In its concluding remarks, the court stressed that the trial was surely not able to prevent piracy or deter future perpetrators, but it also underlined that the trial was necessary with regard to the individual perpetrators and in order to communicate to the victims that the crime committed against them was punished. The duration of the trial was certainly longer than necessary. It was criticized by the court that the defense attorneys delayed the trial substantially, which is probably true. Although they merely used the means given to them by German criminal procedural law, some of their requests seemed far-fetched, e.g. the proposal for the court to travel to Somalia to see what life is like there, the proposition, the court should pay bribes in order to obtain witness statements from Somalia, a challenge against the court for bias, because the proceedings started one hour later than originally announced one day, or even the request to lock the captain of the Netherlands Navy, the person responsible for freeing the Taipan, in coercive detention, because he did not give evidence with regard to classified matters.

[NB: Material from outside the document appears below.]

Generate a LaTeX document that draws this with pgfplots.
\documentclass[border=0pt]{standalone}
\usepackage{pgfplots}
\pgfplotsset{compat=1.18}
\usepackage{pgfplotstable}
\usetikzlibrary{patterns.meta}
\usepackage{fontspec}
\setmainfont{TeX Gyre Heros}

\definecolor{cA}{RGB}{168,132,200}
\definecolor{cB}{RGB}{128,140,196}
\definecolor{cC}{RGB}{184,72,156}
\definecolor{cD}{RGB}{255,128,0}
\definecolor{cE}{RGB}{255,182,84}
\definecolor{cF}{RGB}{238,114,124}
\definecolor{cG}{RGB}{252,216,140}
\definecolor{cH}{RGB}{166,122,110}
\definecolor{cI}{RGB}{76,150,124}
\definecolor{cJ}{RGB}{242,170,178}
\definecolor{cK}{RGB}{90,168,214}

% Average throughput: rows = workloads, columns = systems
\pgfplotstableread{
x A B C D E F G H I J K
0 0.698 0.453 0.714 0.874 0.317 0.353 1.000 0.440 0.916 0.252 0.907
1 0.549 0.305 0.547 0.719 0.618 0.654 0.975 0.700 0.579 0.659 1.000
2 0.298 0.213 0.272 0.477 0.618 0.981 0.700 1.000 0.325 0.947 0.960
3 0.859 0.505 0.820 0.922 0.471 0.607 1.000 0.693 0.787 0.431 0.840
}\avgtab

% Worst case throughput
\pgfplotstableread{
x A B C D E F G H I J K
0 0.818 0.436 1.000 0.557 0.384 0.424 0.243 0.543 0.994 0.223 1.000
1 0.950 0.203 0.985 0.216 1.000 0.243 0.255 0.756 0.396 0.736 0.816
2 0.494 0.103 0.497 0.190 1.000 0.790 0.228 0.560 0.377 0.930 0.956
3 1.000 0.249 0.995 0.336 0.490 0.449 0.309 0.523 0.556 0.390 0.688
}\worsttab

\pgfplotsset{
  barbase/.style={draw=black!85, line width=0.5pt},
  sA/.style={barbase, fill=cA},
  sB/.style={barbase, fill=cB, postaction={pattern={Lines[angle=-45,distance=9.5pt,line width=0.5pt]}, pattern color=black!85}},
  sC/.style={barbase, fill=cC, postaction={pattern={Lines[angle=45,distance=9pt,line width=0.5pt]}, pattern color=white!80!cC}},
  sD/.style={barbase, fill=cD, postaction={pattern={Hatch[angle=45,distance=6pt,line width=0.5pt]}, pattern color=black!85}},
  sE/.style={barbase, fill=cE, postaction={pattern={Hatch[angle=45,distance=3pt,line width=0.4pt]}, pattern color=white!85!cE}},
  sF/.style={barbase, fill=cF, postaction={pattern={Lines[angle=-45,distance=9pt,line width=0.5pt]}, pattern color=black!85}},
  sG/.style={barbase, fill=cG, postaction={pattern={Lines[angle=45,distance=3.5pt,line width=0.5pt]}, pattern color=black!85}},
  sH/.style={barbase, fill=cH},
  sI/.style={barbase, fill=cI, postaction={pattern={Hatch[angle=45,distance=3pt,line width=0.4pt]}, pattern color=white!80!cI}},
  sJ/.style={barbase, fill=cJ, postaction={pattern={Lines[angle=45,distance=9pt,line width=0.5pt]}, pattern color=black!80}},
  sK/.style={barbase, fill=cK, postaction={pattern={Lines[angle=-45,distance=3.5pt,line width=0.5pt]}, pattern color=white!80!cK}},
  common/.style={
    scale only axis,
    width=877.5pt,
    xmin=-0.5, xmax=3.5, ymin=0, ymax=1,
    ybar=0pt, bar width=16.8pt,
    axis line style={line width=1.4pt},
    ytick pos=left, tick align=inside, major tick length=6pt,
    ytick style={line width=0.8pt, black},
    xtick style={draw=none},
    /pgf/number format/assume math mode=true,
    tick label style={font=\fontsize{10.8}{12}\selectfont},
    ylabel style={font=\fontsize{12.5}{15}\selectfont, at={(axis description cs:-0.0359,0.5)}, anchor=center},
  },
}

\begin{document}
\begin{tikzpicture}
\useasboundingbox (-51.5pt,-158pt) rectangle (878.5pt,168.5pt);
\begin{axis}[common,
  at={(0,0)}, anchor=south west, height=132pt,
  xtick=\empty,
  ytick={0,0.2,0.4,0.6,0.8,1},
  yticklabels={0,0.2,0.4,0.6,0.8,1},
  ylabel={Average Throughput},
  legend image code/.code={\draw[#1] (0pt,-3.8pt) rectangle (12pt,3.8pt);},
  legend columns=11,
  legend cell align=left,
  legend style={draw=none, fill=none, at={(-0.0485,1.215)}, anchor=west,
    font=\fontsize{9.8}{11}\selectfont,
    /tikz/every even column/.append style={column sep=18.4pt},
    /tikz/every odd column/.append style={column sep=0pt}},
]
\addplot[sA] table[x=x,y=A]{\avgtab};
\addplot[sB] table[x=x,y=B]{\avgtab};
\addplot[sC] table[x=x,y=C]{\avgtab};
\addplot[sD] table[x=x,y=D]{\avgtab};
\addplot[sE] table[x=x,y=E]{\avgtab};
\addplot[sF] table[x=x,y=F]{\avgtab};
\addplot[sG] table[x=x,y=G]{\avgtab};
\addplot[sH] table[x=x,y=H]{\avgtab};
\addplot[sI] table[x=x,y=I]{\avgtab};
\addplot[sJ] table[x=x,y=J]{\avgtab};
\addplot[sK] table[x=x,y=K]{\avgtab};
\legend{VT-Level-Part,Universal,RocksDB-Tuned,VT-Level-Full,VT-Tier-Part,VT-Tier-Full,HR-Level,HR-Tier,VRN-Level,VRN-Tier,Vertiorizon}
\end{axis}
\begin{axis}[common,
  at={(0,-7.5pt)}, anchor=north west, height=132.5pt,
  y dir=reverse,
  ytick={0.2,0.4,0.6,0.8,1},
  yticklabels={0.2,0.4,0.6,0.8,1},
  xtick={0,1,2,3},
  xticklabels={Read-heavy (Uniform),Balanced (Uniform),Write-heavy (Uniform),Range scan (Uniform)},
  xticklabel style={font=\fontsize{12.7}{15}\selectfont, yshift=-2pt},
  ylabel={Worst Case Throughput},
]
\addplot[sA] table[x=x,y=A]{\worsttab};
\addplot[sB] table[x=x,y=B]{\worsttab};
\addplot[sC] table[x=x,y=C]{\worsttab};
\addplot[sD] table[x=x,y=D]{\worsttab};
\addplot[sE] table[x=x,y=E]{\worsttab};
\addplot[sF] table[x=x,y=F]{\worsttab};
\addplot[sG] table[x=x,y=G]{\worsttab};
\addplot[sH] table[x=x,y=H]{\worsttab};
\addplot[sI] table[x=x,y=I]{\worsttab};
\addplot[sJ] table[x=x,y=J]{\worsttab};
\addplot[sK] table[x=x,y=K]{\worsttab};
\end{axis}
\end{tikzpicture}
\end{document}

What remains for the international community? Surely, piracy trials need not last two years to be fair, but this trial shows that granting an effective defense also means trials tend to last longer. Against this backdrop, the ongoing trials in Kenya and the Seychelles, which last only much shorter and which, in case of the Seychelles, have featured one defense attorney for up to 14 accused show what happens when no effective defense is guaranteed. A similarly dramatic contrast is to be found in the way the issue of age was handled in the German trial versus how it is handled in e.g. the Seychelles. While the court in Hamburg went to great lengths to estimate as precise as possible the age of the accused, in the Seychelles, age has up to now not even been a criterion which lead the courts to distinguish between adults and juveniles with regard to the applicable penalties. Expecting the same diligence, which was used in the German proceeding everywhere in the world, would probably be a rule-of-law-overkill, but to some extent the German trial has thrown into sharp relief the conduct of trials elsewhere in the world.